INPUT |
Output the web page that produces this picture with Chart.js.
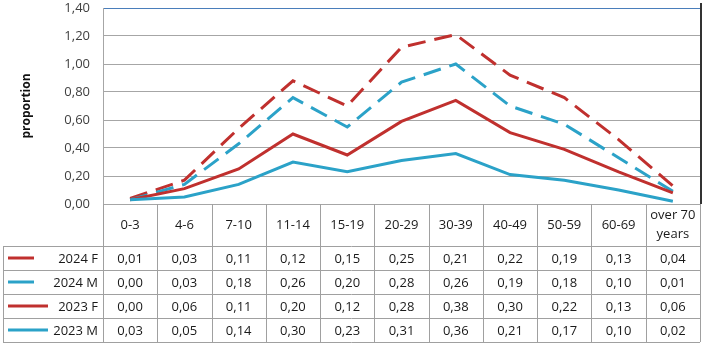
<!DOCTYPE html>
<html>
<head>
<meta charset="utf-8">
<script src="https://cdn.jsdelivr.net/npm/chart.js@4/dist/chart.umd.min.js"></script>
<style>
  body { margin: 0; background: #fff; }
  canvas { display: block; }
</style>
</head>
<body>
<canvas id="ageChart" width="704" height="344"></canvas>
<script>
const categories = ['0-3', '4-6', '7-10', '11-14', '15-19', '20-29', '30-39', '40-49', '50-59', '60-69', ['over 70', 'years']];

const f2024 = [0.01, 0.03, 0.11, 0.12, 0.15, 0.25, 0.21, 0.22, 0.19, 0.13, 0.04];
const m2024 = [0.00, 0.03, 0.18, 0.26, 0.20, 0.28, 0.26, 0.19, 0.18, 0.10, 0.01];
const f2023 = [0.00, 0.06, 0.11, 0.20, 0.12, 0.28, 0.38, 0.30, 0.22, 0.13, 0.06];
const m2023 = [0.03, 0.05, 0.14, 0.30, 0.23, 0.31, 0.36, 0.21, 0.17, 0.10, 0.02];

const yTicks = [0, 0.2, 0.4, 0.6, 0.8, 1.0, 1.2, 1.4];

const RED = '#c0302e';
const BLUE = '#2ba2c8';
const FONT = '"Open Sans", "Noto Sans", sans-serif';

const fmt = v => v.toFixed(2).replace('.', ',');

// rows of the table, top to bottom (the lines are stacked from the last one up)
const tableRows = [
    { label: '2024 F', data: f2024, color: RED, dash: true },
    { label: '2024 M', data: m2024, color: BLUE, dash: true },
    { label: '2023 F', data: f2023, color: RED, dash: false },
    { label: '2023 M', data: m2023, color: BLUE, dash: false }
];

const tablePlugin = {
    id: 'dataTable',
    afterDraw(chart) {
        const ctx = chart.ctx;
        const area = chart.chartArea;
        const x = chart.scales.x;
        const colW = x.getPixelForValue(1) - x.getPixelForValue(0);
        const top = area.bottom;
        const headH = 42, rowH = 24;
        const tableLeft = 3;
        const bottom = top + headH + rowH * tableRows.length;

        ctx.save();
        // right frame of the plot
        ctx.strokeStyle = '#333';
        ctx.lineWidth = 2;
        ctx.beginPath();
        ctx.moveTo(area.right + 1, 3);
        ctx.lineTo(area.right + 1, top);
        ctx.stroke();

        ctx.strokeStyle = '#a0a0a0';
        ctx.lineWidth = 1;
        ctx.beginPath();
        // vertical column lines
        for (let i = 0; i <= categories.length; i++) {
            const px = Math.round(area.left + i * colW) + 0.5;
            ctx.moveTo(px, top);
            ctx.lineTo(px, bottom);
        }
        ctx.moveTo(tableLeft + 0.5, top + headH);
        ctx.lineTo(tableLeft + 0.5, bottom);
        // horizontal row lines
        for (let r = 0; r <= tableRows.length; r++) {
            const py = Math.round(top + headH + r * rowH) + 0.5;
            ctx.moveTo(tableLeft, py);
            ctx.lineTo(area.right, py);
        }
        ctx.stroke();

        ctx.fillStyle = '#1a1a1a';
        ctx.font = '13px ' + FONT;
        ctx.textAlign = 'center';
        ctx.textBaseline = 'middle';
        categories.forEach((c, i) => {
            const cx = area.left + (i + 0.5) * colW;
            const lines = Array.isArray(c) ? c : [c];
            const lh = 19;
            lines.forEach((t, k) => {
                ctx.fillText(t, cx, top + headH / 2 + (k - (lines.length - 1) / 2) * lh);
            });
        });

        tableRows.forEach((row, r) => {
            const cy = top + headH + (r + 0.5) * rowH;
            ctx.textAlign = 'center';
            row.data.forEach((v, i) => {
                ctx.fillText(fmt(v), area.left + (i + 0.5) * colW, cy + 1);
            });
            ctx.textAlign = 'right';
            ctx.fillText(row.label, area.left - 5, cy + 1);
            ctx.strokeStyle = row.color;
            ctx.lineWidth = 3;
            ctx.beginPath();
            ctx.moveTo(8, cy);
            ctx.lineTo(row.dash ? 34 : 48, cy);
            ctx.stroke();
        });
        ctx.restore();
    }
};

const ctx = document.getElementById('ageChart').getContext('2d');
new Chart(ctx, {
    type: 'line',
    data: {
        labels: categories,
        datasets: [
            { label: '2023 M', data: m2023, borderColor: BLUE },
            { label: '2023 F', data: f2023, borderColor: RED },
            { label: '2024 M', data: m2024, borderColor: BLUE, borderDash: [18, 9] },
            { label: '2024 F', data: f2024, borderColor: RED, borderDash: [18, 9] }
        ].map(d => ({ ...d, borderWidth: 3, pointRadius: 0, tension: 0, fill: false }))
    },
    options: {
        responsive: false,
        animation: false,
        layout: { padding: { top: 8, right: 4, bottom: 140, left: 0 } },
        plugins: {
            legend: { display: false },
            tooltip: { enabled: false }
        },
        scales: {
            x: {
                display: false,
                offset: true
            },
            y: {
                stacked: true,
                min: 0,
                max: 1.4,
                afterFit: s => { s.width = 103; },
                afterBuildTicks: s => { s.ticks = yTicks.map(v => ({ value: v })); },
                ticks: {
                    padding: 0,
                    color: '#404040',
                    font: { family: FONT, size: 13 },
                    callback: v => fmt(v)
                },
                grid: {
                    drawTicks: true,
                    tickLength: 13,
                    tickColor: 'rgba(0,0,0,0)',
                    color: c => c.tick && c.tick.value === 1.4 ? '#4a7ebb' : '#a6a6a6'
                },
                border: { color: '#a6a6a6' },
                title: {
                    display: true,
                    text: 'proportion',
                    color: '#111',
                    font: { family: FONT, size: 12, weight: 'bold' },
                    padding: { top: 19, bottom: 0 }
                }
            }
        }
    },
    plugins: [tablePlugin]
});
</script>
</body>
</html>
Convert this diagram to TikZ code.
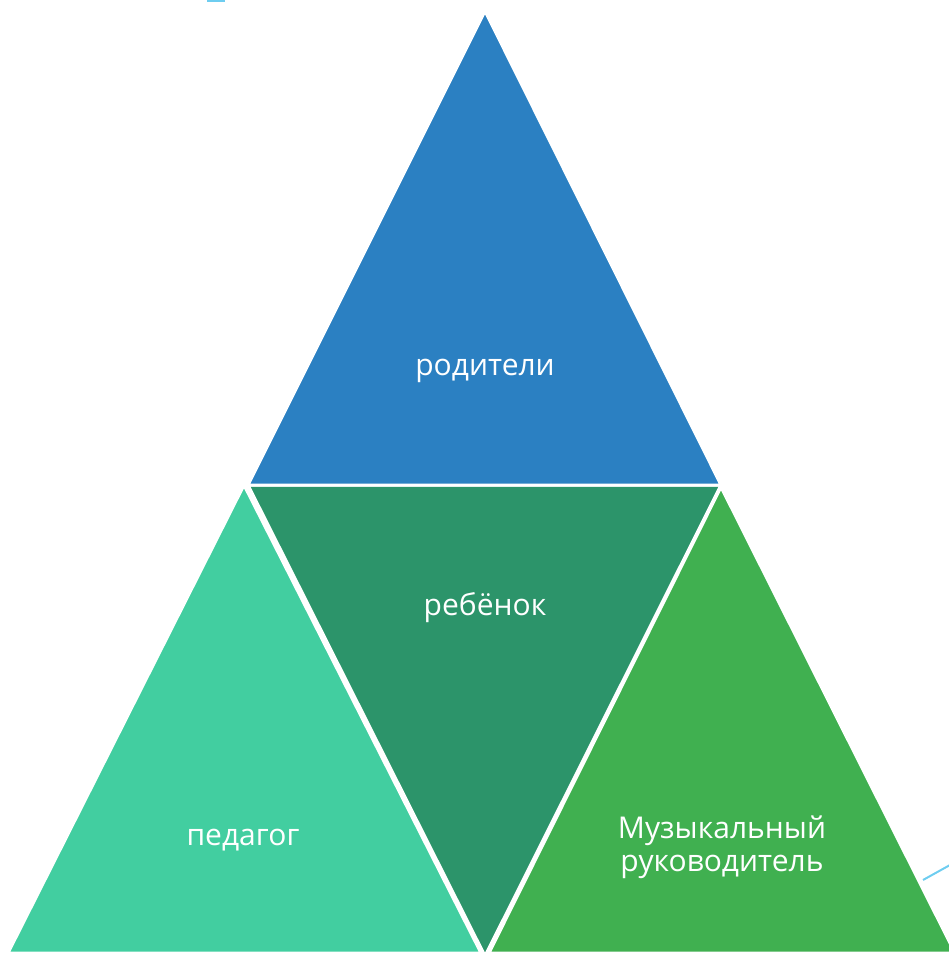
\documentclass[tikz,border=0pt]{standalone}
\usepackage{fontspec}
\setmainfont{Open Sans}
\usepackage{tikz}
\definecolor{parentblue}{RGB}{43,128,194}
\definecolor{childgreen}{RGB}{44,148,106}
\definecolor{teachteal}{RGB}{66,206,160}
\definecolor{musicgreen}{RGB}{64,176,80}
\definecolor{decocyan}{RGB}{110,205,240}

\begin{document}
\begin{tikzpicture}[x=1pt, y=-1pt,
    tri/.style={draw=white, line width=3pt, line join=miter},
    label/.style={text=white, align=center, font=\fontsize{30}{33}\selectfont},
    deco/.style={draw=decocyan, line width=2pt}
]
\useasboundingbox (0,0) rectangle (948,955);

% corners of the four triangles
\coordinate (TopApex) at (485,11);
\coordinate (MidLeft) at (248,485);
\coordinate (MidRight) at (721,485);
\coordinate (MidLow) at (485,956);
\coordinate (LeftLow) at (8,953);
\coordinate (LeftTip) at (244,485);
\coordinate (LeftEnd) at (481,953);
\coordinate (RightTip) at (721,487);
\coordinate (RightLow) at (489,953);
\coordinate (RightEnd) at (955,953);

\fill[teachteal, tri] (LeftTip) -- (LeftEnd) -- (LeftLow) -- cycle;
\fill[musicgreen, tri] (RightTip) -- (RightEnd) -- (RightLow) -- cycle;
\fill[childgreen, tri] (MidLeft) -- (MidRight) -- (MidLow) -- cycle;
\fill[parentblue, tri] (TopApex) -- (MidRight) -- (MidLeft) -- cycle;

\node (parents) [label] at (485,371) {родители};
\node (child) [label] at (485,608) {ребёнок};
\node (teacher) [label] at (243,840) {педагог};
\node (music) [label] at (722,847) {Музыкальный\\руководитель};

% slide decoration pieces
\coordinate (DecoA) at (207,1);
\coordinate (DecoB) at (225,1);
\coordinate (DecoC) at (923,880);
\coordinate (DecoD) at (950,865);
\draw[deco] (DecoA) -- (DecoB);
\draw[deco] (DecoC) -- (DecoD);
\end{tikzpicture}
\end{document}
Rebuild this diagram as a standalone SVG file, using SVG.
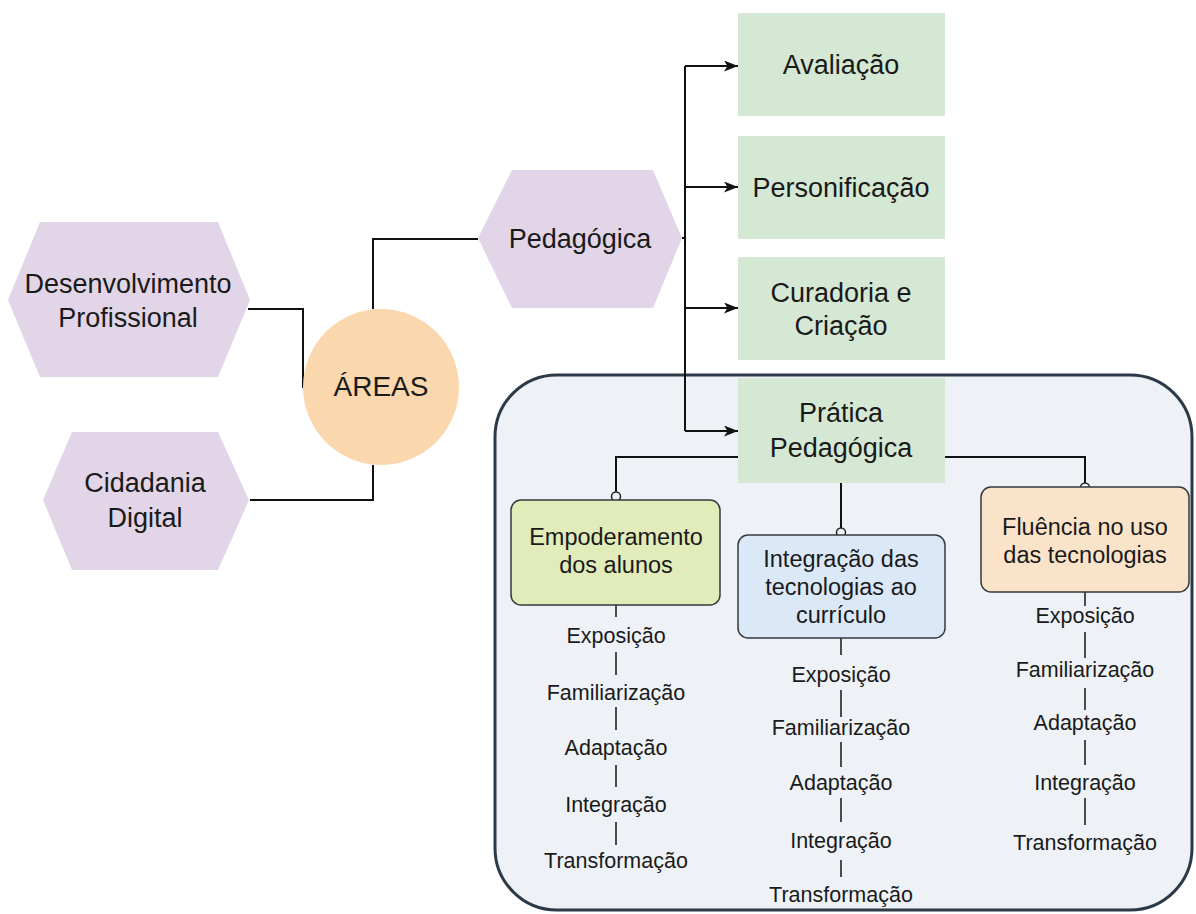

YOUR TASK | Gather each line of the listing that holds the string "this".

ANSWER |
Output the web page that produces this picture with Chart.js.
Convert this diagram to TikZ code.
Rebuild this diagram as a standalone SVG file, using SVG.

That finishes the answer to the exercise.